Further to his engagements as violinist and conductor, Mr. Perlman is increasingly making more appearances as a speaker. Recent speaking engagements include appearances in Texas at Lamar University, South Dakota with the John Vucurevich Foundation, Washington D.C. for the Marriott Foundation and New York in conversations with Alan Alda at the 92nd Street Y and Alec Baldwin at New York University.
Mr. Perlman’s recordings can be found on the Deutsche Grammophon, Warner/EMI, Sony Classical, London/ Decca, Erato/Elektra International Classics and Telarc labels. For more information on Itzhak Perlman, visit www.itzhakperlman.com. Management for Itzhak Perlman: Primo Artists, New York, NY. www.primoartists.com
PETER OUNDJIAN, conductor
Peter Oundjian is a dynamic presence in the conducting world with an international career leading preeminent orchestras in many of the world’s major musical centers, from New York and Seattle to Amsterdam and Berlin.
He is currently Music Director of the Colorado Symphony, where he served previously as Principal Conductor. He is also Music Director of the Colorado Music Festival (CMF), where he has continued to program and conduct concerts that delight audiences with beloved masterpieces alongside music written by living composers. Over the course of his 14-year tenure as Music Director of the Toronto Symphony Orchestra, which concluded in 2018, he reinvigorated the orchestra with acclaimed innovative programming, artistic collaborations, extensive audience growth, national and international tours and several outstanding recordings, including Vaughan Williams’ Orchestral Works, which garnered a Grammy nomination and a Juno Award. Under his leadership, the Symphony underwent a transformation that significantly strengthened its presence in the world.

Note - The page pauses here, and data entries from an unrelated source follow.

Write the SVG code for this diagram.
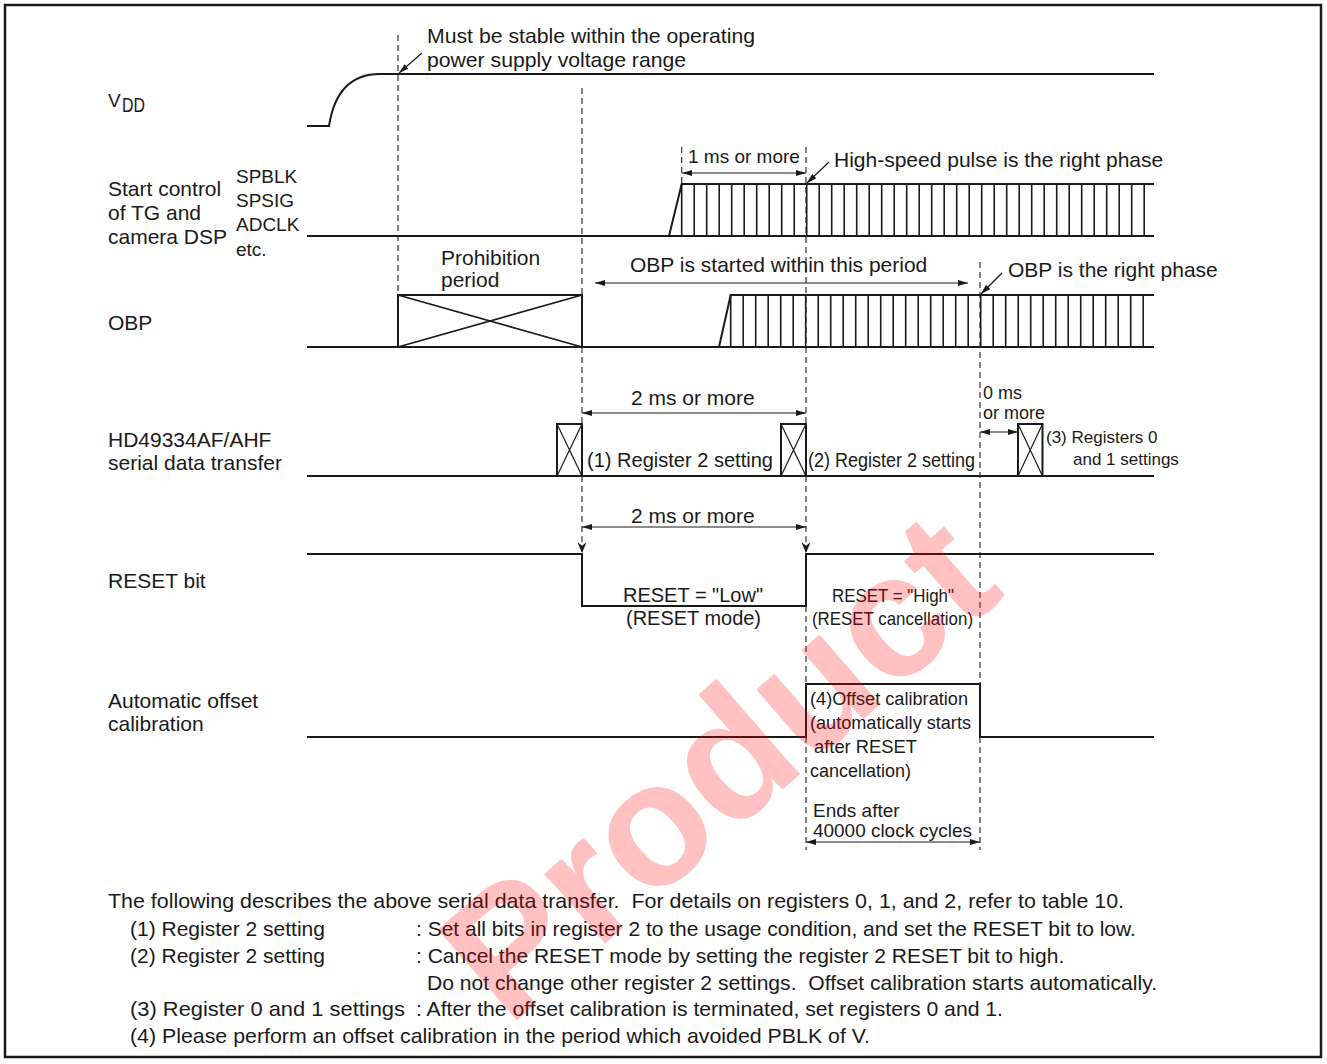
<svg xmlns="http://www.w3.org/2000/svg" width="1327" height="1064" viewBox="0 0 1327 1064">
<style>
.w{stroke:#1a1a1a;stroke-width:2;fill:none}
.p{stroke:#1a1a1a;stroke-width:1.6;fill:none}
.d{stroke:#333;stroke-width:1.2;stroke-dasharray:6 4;fill:none}
.a{stroke:#1a1a1a;stroke-width:1.2;fill:none}
.ab{stroke:#1a1a1a;stroke-width:1.2;fill:none;marker-start:url(#ah);marker-end:url(#ah)}
.ae{stroke:#1a1a1a;stroke-width:1.2;fill:none;marker-end:url(#ah)}
.dn{stroke:#333;stroke-width:1.2;stroke-dasharray:6 4;fill:none;marker-end:url(#dh)}
text{font-family:"Liberation Sans",Arial,Helvetica,sans-serif;font-size:21px;fill:#1a1a1a;white-space:pre}
.s19{font-size:19px}.s20{font-size:20px}.s18{font-size:18px}.s17{font-size:17px}
</style>
<defs>
<marker id="ah" viewBox="0 0 10 6" refX="10" refY="3" markerWidth="10" markerHeight="6" markerUnits="userSpaceOnUse" orient="auto-start-reverse"><path d="M0,0 L10,3 L0,6 z" fill="#1a1a1a"/></marker>
<marker id="dh" viewBox="0 0 12 10" refX="12" refY="5" markerWidth="11" markerHeight="9" markerUnits="userSpaceOnUse" orient="auto"><path d="M0,0 L12,5 L0,10 L4,5 z" fill="#1a1a1a"/></marker>
</defs>
<rect x="5" y="5" width="1316" height="1052" fill="#fff" stroke="#1a1a1a" stroke-width="2.5"/>

<g id="connectors">
<path class="d" d="M398,35 V295"/>
<path class="d" d="M582,88 V295 M582,347 V424"/>
<path class="dn" d="M582,476 V553"/>
<path class="d" d="M681.7,147 V184"/>
<path class="d" d="M806,147 V424"/>
<path class="dn" d="M806,476 V553"/>
<path class="d" d="M806,606 V684 M806,737 V850"/>
<path class="d" d="M980,262 V684 M980,737 V850"/>
<path class="ae" d="M422,53 L399,73"/>
<path class="ae" d="M829,162 L807,183"/>
<path class="ae" d="M1002,273 L981,294"/>
<path class="ab" d="M682,173 H806"/>
<path class="ab" d="M595,283 H968"/>
<path class="ab" d="M582,413 H806"/>
<path class="ab" d="M582,527 H806"/>
<path class="ab" d="M980,432 H1018"/>
<path class="ab" d="M806,842 H980"/>
</g>

<g id="vdd">
<text x="108" y="107" class="s19">V</text><text x="122" y="112" font-size="14" textLength="23" lengthAdjust="spacingAndGlyphs">DD</text>
<path class="w" d="M307,126 H329 C333,100 345,74 380,74 H1154"/>
<text x="427" y="43" textLength="328" lengthAdjust="spacingAndGlyphs">Must be stable within the operating</text>
<text x="427" y="67" textLength="259" lengthAdjust="spacingAndGlyphs">power supply voltage range</text>
</g>

<g id="start-control">
<text x="108" y="196">Start control</text>
<text x="108" y="220">of TG and</text>
<text x="108" y="244">camera DSP</text>
<text x="236" y="183" class="s19">SPBLK</text>
<text x="236" y="207" class="s19">SPSIG</text>
<text x="236" y="231" class="s19">ADCLK</text>
<text x="236" y="256" class="s19">etc.</text>
<path class="w" d="M307,236 H1154 M669,236 L681.7,184 H1154"/>
<path class="p" d="M681.7,184v52 m12.5,-52v52 m12.5,-52v52 m12.5,-52v52 m12.5,-52v52 m12.5,-52v52 m12.5,-52v52 m12.5,-52v52 m12.5,-52v52 m12.5,-52v52 m12.5,-52v52 m12.5,-52v52 m12.5,-52v52 m12.5,-52v52 m12.5,-52v52 m12.5,-52v52 m12.5,-52v52 m12.5,-52v52 m12.5,-52v52 m12.5,-52v52 m12.5,-52v52 m12.5,-52v52 m12.5,-52v52 m12.5,-52v52 m12.5,-52v52 m12.5,-52v52 m12.5,-52v52 m12.5,-52v52 m12.5,-52v52 m12.5,-52v52 m12.5,-52v52 m12.5,-52v52 m12.5,-52v52 m12.5,-52v52 m12.5,-52v52 m12.5,-52v52 m12.5,-52v52 m12.5,-52v52"/>
<text x="688" y="163" class="s19">1 ms or more</text>
<text x="834" y="167">High-speed pulse is the right phase</text>
</g>

<g id="obp">
<text x="108" y="330">OBP</text>
<path class="w" d="M307,347 H1154 M719,347 L730.7,295 H1154"/>
<path class="p" d="M730.7,295v52 m12.5,-52v52 m12.5,-52v52 m12.5,-52v52 m12.5,-52v52 m12.5,-52v52 m12.5,-52v52 m12.5,-52v52 m12.5,-52v52 m12.5,-52v52 m12.5,-52v52 m12.5,-52v52 m12.5,-52v52 m12.5,-52v52 m12.5,-52v52 m12.5,-52v52 m12.5,-52v52 m12.5,-52v52 m12.5,-52v52 m12.5,-52v52 m12.5,-52v52 m12.5,-52v52 m12.5,-52v52 m12.5,-52v52 m12.5,-52v52 m12.5,-52v52 m12.5,-52v52 m12.5,-52v52 m12.5,-52v52 m12.5,-52v52 m12.5,-52v52 m12.5,-52v52 m12.5,-52v52 m12.5,-52v52"/>
<rect class="w" x="398" y="295" width="184" height="52"/>
<path class="p" d="M398,295 L582,347 M398,347 L582,295"/>
<text x="441" y="265">Prohibition</text>
<text x="441" y="287">period</text>
<text x="630" y="272">OBP is started within this period</text>
<text x="1008" y="277">OBP is the right phase</text>
</g>

<g id="serial">
<text x="108" y="447">HD49334AF/AHF</text>
<text x="108" y="470">serial data transfer</text>
<path class="w" d="M307,476 H1154"/>
<rect class="w" x="557" y="424" width="25" height="52"/>
<path class="a" d="M557,424 L582,476 M557,476 L582,424"/>
<rect class="w" x="781" y="424" width="25" height="52"/>
<path class="a" d="M781,424 L806,476 M781,476 L806,424"/>
<rect class="w" x="1018" y="424" width="24.5" height="52"/>
<path class="a" d="M1018,424 L1042.5,476 M1018,476 L1042.5,424"/>
<text x="631" y="405">2 ms or more</text>
<text x="587" y="467" class="s20" textLength="186" lengthAdjust="spacingAndGlyphs">(1) Register 2 setting</text>
<text x="808" y="467" class="s20" textLength="167" lengthAdjust="spacingAndGlyphs">(2) Register 2 setting</text>
<text x="983" y="399" class="s18">0 ms</text>
<text x="983" y="419" class="s18">or more</text>
<text x="1046" y="443" class="s17">(3) Registers 0</text>
<text x="1073" y="465" class="s17">and 1 settings</text>
</g>

<g id="reset-bit">
<text x="108" y="588">RESET bit</text>
<path class="w" d="M307,554 H582 V606 H806 V554 H1154"/>
<text x="631" y="523">2 ms or more</text>
<text x="623" y="602" class="s20" textLength="140" lengthAdjust="spacingAndGlyphs">RESET = "Low"</text>
<text x="626" y="625" class="s20" textLength="135" lengthAdjust="spacingAndGlyphs">(RESET mode)</text>
<text x="832" y="602" class="s19" textLength="122" lengthAdjust="spacingAndGlyphs">RESET = "High"</text>
<text x="812" y="625" class="s19" textLength="161" lengthAdjust="spacingAndGlyphs">(RESET cancellation)</text>
</g>

<g id="calibration">
<text x="108" y="708">Automatic offset</text>
<text x="108" y="731">calibration</text>
<path class="w" d="M307,737 H806 V684 H980 V737 H1154"/>
<text x="810" y="705" class="s18" textLength="158" lengthAdjust="spacingAndGlyphs">(4)Offset calibration</text>
<text x="810" y="729" class="s18" textLength="161" lengthAdjust="spacingAndGlyphs">(automatically starts</text>
<text x="814" y="753" class="s18" textLength="103" lengthAdjust="spacingAndGlyphs">after RESET</text>
<text x="810" y="777" class="s18" textLength="101" lengthAdjust="spacingAndGlyphs">cancellation)</text>
<text x="813" y="817" class="s19">Ends after</text>
<text x="813" y="837" class="s19" textLength="159" lengthAdjust="spacingAndGlyphs">40000 clock cycles</text>
</g>

<g id="notes">
<text x="108" y="908" textLength="1016" lengthAdjust="spacingAndGlyphs">The following describes the above serial data transfer.  For details on registers 0, 1, and 2, refer to table 10.</text>
<text x="130" y="936">(1) Register 2 setting</text>
<text x="416" y="936">: Set all bits in register 2 to the usage condition, and set the RESET bit to low.</text>
<text x="130" y="963">(2) Register 2 setting</text>
<text x="416" y="963">: Cancel the RESET mode by setting the register 2 RESET bit to high.</text>
<text x="427" y="990" textLength="730" lengthAdjust="spacingAndGlyphs">Do not change other register 2 settings.  Offset calibration starts automatically.</text>
<text x="130" y="1016" textLength="275" lengthAdjust="spacingAndGlyphs">(3) Register 0 and 1 settings</text>
<text x="416" y="1016" textLength="587" lengthAdjust="spacingAndGlyphs">: After the offset calibration is terminated, set registers 0 and 1.</text>
<text x="130" y="1043" textLength="740" lengthAdjust="spacingAndGlyphs">(4) Please perform an offset calibration in the period which avoided PBLK of V.</text>
</g>

<g id="watermark">
<text transform="translate(508,1028) rotate(-41)" style="font-size:175px;font-weight:bold;fill:#ff0000;opacity:0.24">Product</text>
</g>
</svg>
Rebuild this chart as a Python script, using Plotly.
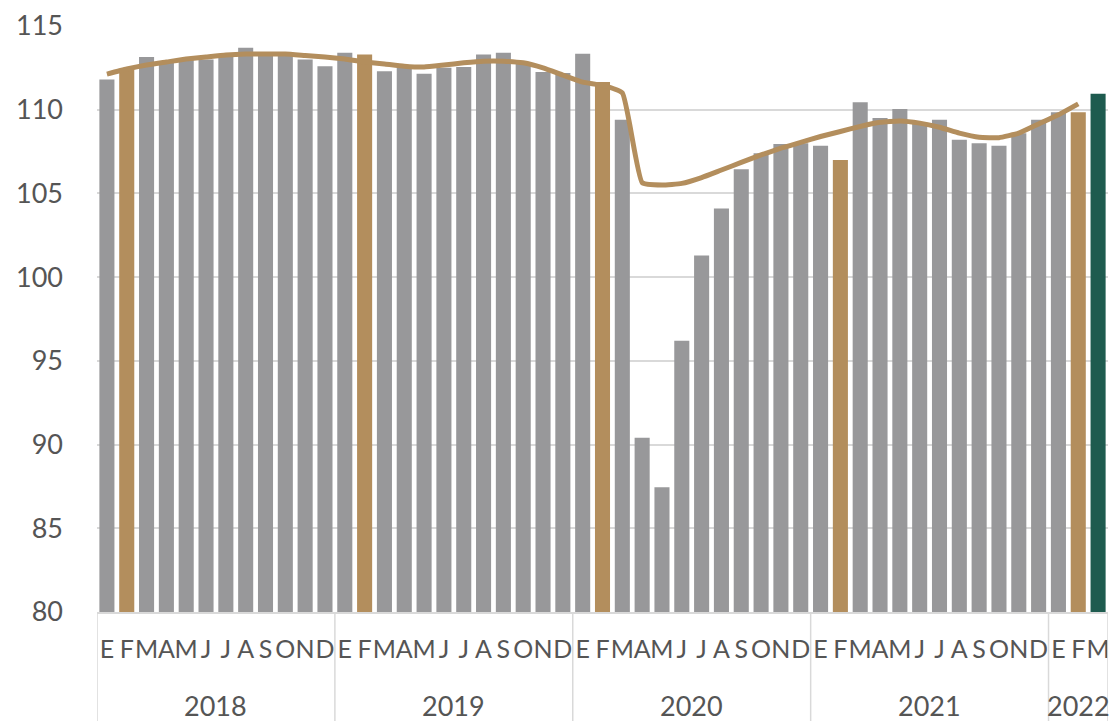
import plotly.graph_objects as go

years = ["2018"] * 12 + ["2019"] * 12 + ["2020"] * 12 + ["2021"] * 12 + ["2022"] * 3
months = ["E", "F", "M", "A", "M", "J", "J", "A", "S", "O", "N", "D"] * 4 + ["E", "F", "M"]

values = [
    111.8, 112.4, 113.15, 112.85, 113.0, 113.0, 113.2, 113.7, 113.4, 113.3, 113.0, 112.6,
    113.4, 113.3, 112.3, 112.5, 112.15, 112.5, 112.55, 113.3, 113.4, 112.85, 112.25, 112.2,
    113.35, 111.65, 109.4, 90.4, 87.45, 96.2, 101.3, 104.1, 106.45, 107.4, 107.95, 108.0,
    107.85, 107.0, 110.45, 109.5, 110.05, 109.25, 109.4, 108.2, 108.0, 107.85, 108.6, 109.4,
    109.85, 109.85, 110.95,
]

trend = [
    112.13, 112.43, 112.67, 112.85, 113.03, 113.15, 113.27, 113.33, 113.33, 113.33, 113.24, 113.15,
    113.03, 112.85, 112.73, 112.6, 112.55, 112.67, 112.8, 112.9, 112.9, 112.8, 112.5, 112.07,
    111.65, 111.45, 111.0, 105.65, 105.5, 105.6, 105.95, 106.4, 106.85, 107.3, 107.7, 108.05,
    108.4, 108.7, 109.0, 109.25, 109.33, 109.2, 108.95, 108.6, 108.35, 108.33, 108.6, 109.15,
    109.7, 110.35,
]

y_ticks = [80, 85, 90, 95, 100, 105, 110, 115]

GRAY = "#98989A"
GOLD = "#B38E5D"
GREEN = "#1E5B4F"
TEXT = "#555555"
FONT = "Lato, 'Open Sans', sans-serif"

n = len(values)
x = list(range(n))
colors = [GOLD if m == "F" else GRAY for m in months]
colors[-1] = GREEN

fig = go.Figure()
fig.add_trace(go.Bar(x=x, y=values, marker=dict(color=colors, line=dict(width=0)),
                     width=0.76, showlegend=False))
fig.add_trace(go.Scatter(x=list(range(len(trend))), y=trend, mode="lines",
                         line=dict(color=GOLD, width=5, shape="spline", smoothing=0.4),
                         showlegend=False))

# year groups: dividers and labels
groups = []
for i, yr in enumerate(years):
    if not groups or groups[-1][0] != yr:
        groups.append([yr, i, i])
    else:
        groups[-1][2] = i

shapes = []
annotations = []
bottom = -109 / 586
for yr, a, b in groups:
    shapes.append(dict(type="line", xref="x", yref="paper", x0=a - 0.5, x1=a - 0.5,
                       y0=0, y1=bottom, line=dict(color="#D9D9D9", width=1.5)))
    annotations.append(dict(text=yr, x=(a + b) / 2, xref="x", y=0, yref="paper",
                            yshift=-93, yanchor="middle", xanchor="center", showarrow=False,
                            font=dict(size=27, color=TEXT, family=FONT)))
shapes.append(dict(type="line", xref="x", yref="paper", x0=n - 0.5, x1=n - 0.5,
                   y0=0, y1=bottom, line=dict(color="#D9D9D9", width=1.5)))

fig.update_layout(
    width=1114, height=721,
    margin=dict(l=97, r=4, t=26, b=109),
    paper_bgcolor="white", plot_bgcolor="white",
    shapes=shapes, annotations=annotations,
    xaxis=dict(range=[-0.5, n - 0.5], tickvals=x, ticktext=months, tickangle=0,
               tickfont=dict(size=25, color=TEXT, family=FONT),
               ticks="", ticklabelstandoff=14, showgrid=False, zeroline=False,
               showline=True, linecolor="#D9D9D9", linewidth=1.5),
    yaxis=dict(range=[80, 115], tickvals=y_ticks, ticks="", ticklabelstandoff=33,
               tickfont=dict(size=27, color=TEXT, family=FONT),
               showgrid=True, gridcolor="#D9D9D9", gridwidth=1.5, zeroline=False,
               showline=False),
)

fig.write_html("out.html", config={"displayModeBar": False},
               post_script="document.body.style.margin='0';document.body.style.overflow='hidden';")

From 2012-2018, Oundjian served as Music Director of the Royal Scottish National Orchestra, where he led the RSNO on several international tours, including North America, China, and a European festival tour with performances at the Bregenz Festival, the Dresden Festival as well as in Innsbruck, Bergamo, Ljubljana, and others. His final appearance with the orchestra as their Music Director was at the 2018 BBC Proms where he conducted Britten’s epic War Requiem.
Oundjian was Principal Guest Conductor and Artistic Advisor of the Detroit Symphony Orchestra from 2005 to 2008 and Artistic Director of the Caramoor International Music Festival in New York from 1997 to 2007. He was also the Music Director of the Amsterdam Sinfonietta from 1998-2002. Throughout his conducting career, Oundjian has appeared as guest conductor with the country’s leading orchestras, including Philadelphia Orchestra, Boston, Chicago, Pittsburgh, Atlanta and San Francisco Symphonies, among others.
In addition to his conducting duties in Colorado, during the 2024/25 season Oundjian leads subscription weeks with the Sarasota Orchestra, the Rochester Philharmonic Orchestra, the Seattle Symphony, and the Atlanta Symphony Orchestra.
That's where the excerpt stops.